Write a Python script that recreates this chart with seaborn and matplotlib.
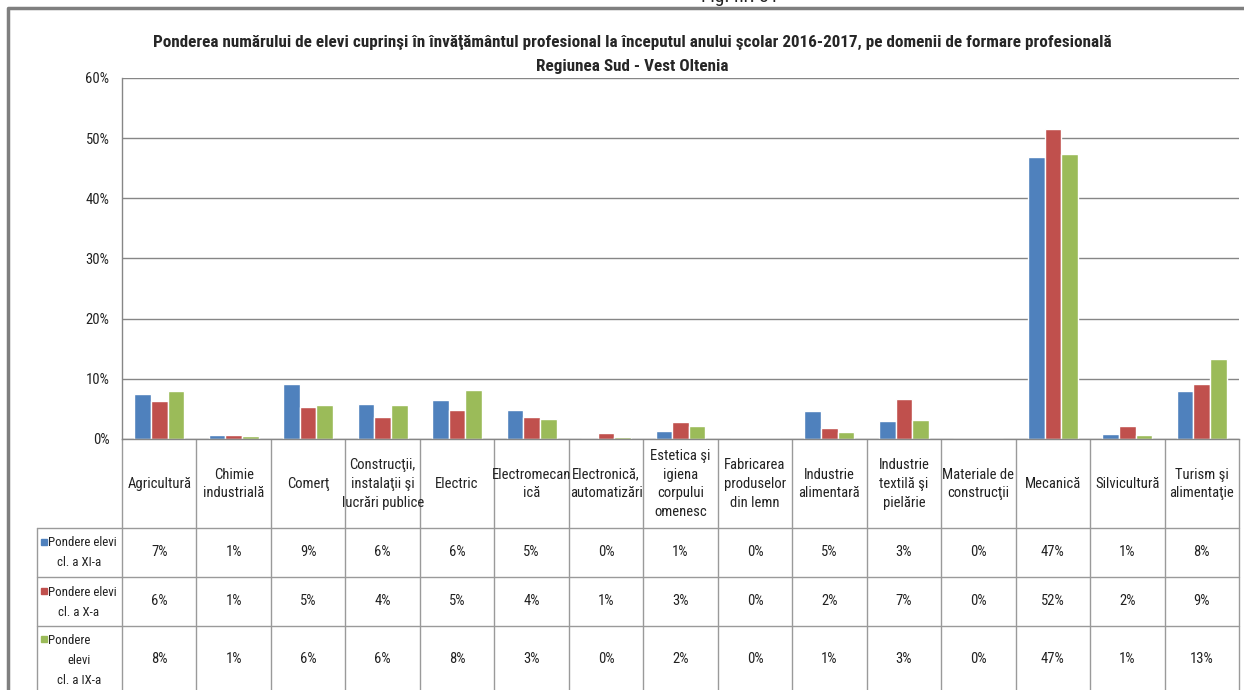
import matplotlib
matplotlib.use('Agg')
import matplotlib.pyplot as plt
from matplotlib import font_manager
from matplotlib.patches import Rectangle
from matplotlib.ticker import PercentFormatter, MultipleLocator
from matplotlib.transforms import blended_transform_factory
import pandas as pd
import seaborn as sns

# data (percent)
categories = ['Agricultură', 'Chimie\nindustrială', 'Comerţ',
              'Construcţii,\ninstalaţii şi\nlucrări publice', 'Electric',
              'Electromecan\nică', 'Electronică,\nautomatizări',
              'Estetica şi\nigiena\ncorpului\nomenesc',
              'Fabricarea\nproduselor\ndin lemn', 'Industrie\nalimentară',
              'Industrie\ntextilă şi\npielărie', 'Materiale de\nconstrucţii',
              'Mecanică', 'Silvicultură', 'Turism şi\nalimentaţie']
series_names = ['Pondere elevi cl. a XI-a', 'Pondere elevi cl. a X-a', 'Pondere elevi cl. a IX-a']
row_labels = [['Pondere elevi', 'cl. a XI-a'],
              ['Pondere elevi', 'cl. a X-a'],
              ['Pondere', 'elevi', 'cl. a IX-a']]
cl_xi = [7.4, 0.6, 9.2, 5.8, 6.4, 4.9, 0.0, 1.4, 0.0, 4.7, 3.0, 0.0, 46.9, 0.8, 7.9]
cl_x = [6.3, 0.6, 5.3, 3.7, 4.9, 3.6, 1.0, 2.9, 0.0, 1.9, 6.6, 0.0, 51.6, 2.1, 9.2]
cl_ix = [7.9, 0.55, 5.6, 5.6, 8.1, 3.4, 0.4, 2.1, 0.0, 1.15, 3.1, 0.0, 47.4, 0.65, 13.3]
colors = ['#4F81BD', '#C0504D', '#9BBB59']

sns.set_style('white')
# pick a narrow sans, like Arial Narrow in the original
installed = set(f.name for f in font_manager.fontManager.ttflist)
narrow = 'DejaVu Sans'
for cand in ['Liberation Sans Narrow', 'Arial Narrow', 'Roboto Condensed', 'PT Sans Narrow',
             'Archivo Narrow', 'IBM Plex Sans Condensed', 'Open Sans Condensed']:
    if cand in installed:
        narrow = cand
        break
plt.rcParams['font.family'] = [narrow, 'DejaVu Sans']

W, H = 1244, 690
fig = plt.figure(figsize=(W / 100, H / 100), dpi=100)

# overlay in pixel coordinates for frame / table
over = fig.add_axes([0, 0, 1, 1])
over.set_xlim(0, W)
over.set_ylim(H, 0)
over.axis('off')

ax = fig.add_axes([122 / W, (H - 439) / H, 1117 / W, 361 / H])

all_series = [cl_xi, cl_x, cl_ix]
rows = []
for name, vals in zip(series_names, all_series):
    for c, v in zip(categories, vals):
        rows.append({'cat': c, 'val': v / 100, 'serie': name})
df = pd.DataFrame(rows)

sns.barplot(data=df, x='cat', y='val', hue='serie', palette=colors,
            saturation=1, width=0.67, ax=ax, legend=False)

ax.set_xlim(-0.5, len(categories) - 0.5)
ax.set_ylim(0, 0.6)
ax.yaxis.set_major_locator(MultipleLocator(0.1))
ax.yaxis.set_major_formatter(PercentFormatter(1, decimals=0))
ax.grid(axis='y', color='#868686', lw=1)
ax.set_axisbelow(True)
ax.set_xticks([])
ax.set_xlabel('')
ax.set_ylabel('')
ax.tick_params(axis='y', length=0, pad=9, labelsize=10.5, labelcolor='#222222')
for s in ['top', 'right']:
    ax.spines[s].set_visible(False)
for s in ['left', 'bottom']:
    ax.spines[s].set_color('#868686')
    ax.spines[s].set_linewidth(1)

# data table under the chart
bt = blended_transform_factory(ax.transData, over.transData)
line_c = '#9a9a9a'
for i in range(len(categories) + 1):
    over.plot([i - 0.5, i - 0.5], [439, H], color=line_c, lw=1, transform=bt)
over.plot([37, 37], [528, H], color=line_c, lw=1)
x_right = ax.transData.transform((len(categories) - 0.5, 0))[0]
for y in [528, 577, 626]:
    over.plot([37, x_right], [y, y], color=line_c, lw=1)

fs = 10.5
for i, c in enumerate(categories):
    over.text(i, 484, c, transform=bt, ha='center', va='center',
              fontsize=fs, linespacing=1.45, color='#222222')

row_y = [552, 601, 659]
label_y = [[543, 563], [592, 612], [640, 660, 680]]
for r, vals in enumerate(all_series):
    for i, v in enumerate(vals):
        over.text(i, row_y[r], '{:.0f}%'.format(v), transform=bt, ha='center',
                  va='center', fontsize=fs, color='#222222')
    lines = row_labels[r]
    over.add_patch(Rectangle((41, label_y[r][0] - 4), 6, 6, color=colors[r]))
    over.text(48, label_y[r][0], lines[0], ha='left', va='center',
              fontsize=9.3, color='#222222')
    for ly, t in zip(label_y[r][1:], lines[1:]):
        over.text(79, ly, t, ha='center', va='center', fontsize=9.3, color='#222222')

# outer frame
over.plot([8, 8, W], [H, 8, 8], color='#7f7f7f', lw=2.5)
over.text(740, -3, 'Fig. nr. 31', ha='center', va='center', fontsize=14, color='#222222')

fig.text(632 / W, 1 - 42 / H,
         'Ponderea numărului de elevi cuprinşi în învăţământul profesional la începutul '
         'anului şcolar 2016-2017, pe domenii de formare profesională',
         ha='center', va='center', fontsize=12.3, fontweight='bold')
fig.text(632 / W, 1 - 67 / H, 'Regiunea Sud - Vest Oltenia',
         ha='center', va='center', fontsize=12.3, fontweight='bold')

fig.savefig('out.png', dpi=100)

━━━━━━━━━━━━━━━━━━━━

WRITTEN REQUEST = Word for word, quote the full listing, omitting every picture.

SOLVED PROBLEM =
Write a Python script that recreates this chart with seaborn and matplotlib.
import matplotlib
matplotlib.use('Agg')
import matplotlib.pyplot as plt
from matplotlib import font_manager
from matplotlib.patches import Rectangle
from matplotlib.ticker import PercentFormatter, MultipleLocator
from matplotlib.transforms import blended_transform_factory
import pandas as pd
import seaborn as sns

# data (percent)
categories = ['Agricultură', 'Chimie\nindustrială', 'Comerţ',
              'Construcţii,\ninstalaţii şi\nlucrări publice', 'Electric',
              'Electromecan\nică', 'Electronică,\nautomatizări',
              'Estetica şi\nigiena\ncorpului\nomenesc',
              'Fabricarea\nproduselor\ndin lemn', 'Industrie\nalimentară',
              'Industrie\ntextilă şi\npielărie', 'Materiale de\nconstrucţii',
              'Mecanică', 'Silvicultură', 'Turism şi\nalimentaţie']
series_names = ['Pondere elevi cl. a XI-a', 'Pondere elevi cl. a X-a', 'Pondere elevi cl. a IX-a']
row_labels = [['Pondere elevi', 'cl. a XI-a'],
              ['Pondere elevi', 'cl. a X-a'],
              ['Pondere', 'elevi', 'cl. a IX-a']]
cl_xi = [7.4, 0.6, 9.2, 5.8, 6.4, 4.9, 0.0, 1.4, 0.0, 4.7, 3.0, 0.0, 46.9, 0.8, 7.9]
cl_x = [6.3, 0.6, 5.3, 3.7, 4.9, 3.6, 1.0, 2.9, 0.0, 1.9, 6.6, 0.0, 51.6, 2.1, 9.2]
cl_ix = [7.9, 0.55, 5.6, 5.6, 8.1, 3.4, 0.4, 2.1, 0.0, 1.15, 3.1, 0.0, 47.4, 0.65, 13.3]
colors = ['#4F81BD', '#C0504D', '#9BBB59']

sns.set_style('white')
# pick a narrow sans, like Arial Narrow in the original
installed = set(f.name for f in font_manager.fontManager.ttflist)
narrow = 'DejaVu Sans'
for cand in ['Liberation Sans Narrow', 'Arial Narrow', 'Roboto Condensed', 'PT Sans Narrow',
             'Archivo Narrow', 'IBM Plex Sans Condensed', 'Open Sans Condensed']:
    if cand in installed:
        narrow = cand
        break
plt.rcParams['font.family'] = [narrow, 'DejaVu Sans']

W, H = 1244, 690
fig = plt.figure(figsize=(W / 100, H / 100), dpi=100)

# overlay in pixel coordinates for frame / table
over = fig.add_axes([0, 0, 1, 1])
over.set_xlim(0, W)
over.set_ylim(H, 0)
over.axis('off')

ax = fig.add_axes([122 / W, (H - 439) / H, 1117 / W, 361 / H])

all_series = [cl_xi, cl_x, cl_ix]
rows = []
for name, vals in zip(series_names, all_series):
    for c, v in zip(categories, vals):
        rows.append({'cat': c, 'val': v / 100, 'serie': name})
df = pd.DataFrame(rows)

sns.barplot(data=df, x='cat', y='val', hue='serie', palette=colors,
            saturation=1, width=0.67, ax=ax, legend=False)

ax.set_xlim(-0.5, len(categories) - 0.5)
ax.set_ylim(0, 0.6)
ax.yaxis.set_major_locator(MultipleLocator(0.1))
ax.yaxis.set_major_formatter(PercentFormatter(1, decimals=0))
ax.grid(axis='y', color='#868686', lw=1)
ax.set_axisbelow(True)
ax.set_xticks([])
ax.set_xlabel('')
ax.set_ylabel('')
ax.tick_params(axis='y', length=0, pad=9, labelsize=10.5, labelcolor='#222222')
for s in ['top', 'right']:
    ax.spines[s].set_visible(False)
for s in ['left', 'bottom']:
    ax.spines[s].set_color('#868686')
    ax.spines[s].set_linewidth(1)

# data table under the chart
bt = blended_transform_factory(ax.transData, over.transData)
line_c = '#9a9a9a'
for i in range(len(categories) + 1):
    over.plot([i - 0.5, i - 0.5], [439, H], color=line_c, lw=1, transform=bt)
over.plot([37, 37], [528, H], color=line_c, lw=1)
x_right = ax.transData.transform((len(categories) - 0.5, 0))[0]
for y in [528, 577, 626]:
    over.plot([37, x_right], [y, y], color=line_c, lw=1)

fs = 10.5
for i, c in enumerate(categories):
    over.text(i, 484, c, transform=bt, ha='center', va='center',
              fontsize=fs, linespacing=1.45, color='#222222')

row_y = [552, 601, 659]
label_y = [[543, 563], [592, 612], [640, 660, 680]]
for r, vals in enumerate(all_series):
    for i, v in enumerate(vals):
        over.text(i, row_y[r], '{:.0f}%'.format(v), transform=bt, ha='center',
                  va='center', fontsize=fs, color='#222222')
    lines = row_labels[r]
    over.add_patch(Rectangle((41, label_y[r][0] - 4), 6, 6, color=colors[r]))
    over.text(48, label_y[r][0], lines[0], ha='left', va='center',
              fontsize=9.3, color='#222222')
    for ly, t in zip(label_y[r][1:], lines[1:]):
        over.text(79, ly, t, ha='center', va='center', fontsize=9.3, color='#222222')

# outer frame
over.plot([8, 8, W], [H, 8, 8], color='#7f7f7f', lw=2.5)
over.text(740, -3, 'Fig. nr. 31', ha='center', va='center', fontsize=14, color='#222222')

fig.text(632 / W, 1 - 42 / H,
         'Ponderea numărului de elevi cuprinşi în învăţământul profesional la începutul '
         'anului şcolar 2016-2017, pe domenii de formare profesională',
         ha='center', va='center', fontsize=12.3, fontweight='bold')
fig.text(632 / W, 1 - 67 / H, 'Regiunea Sud - Vest Oltenia',
         ha='center', va='center', fontsize=12.3, fontweight='bold')

fig.savefig('out.png', dpi=100)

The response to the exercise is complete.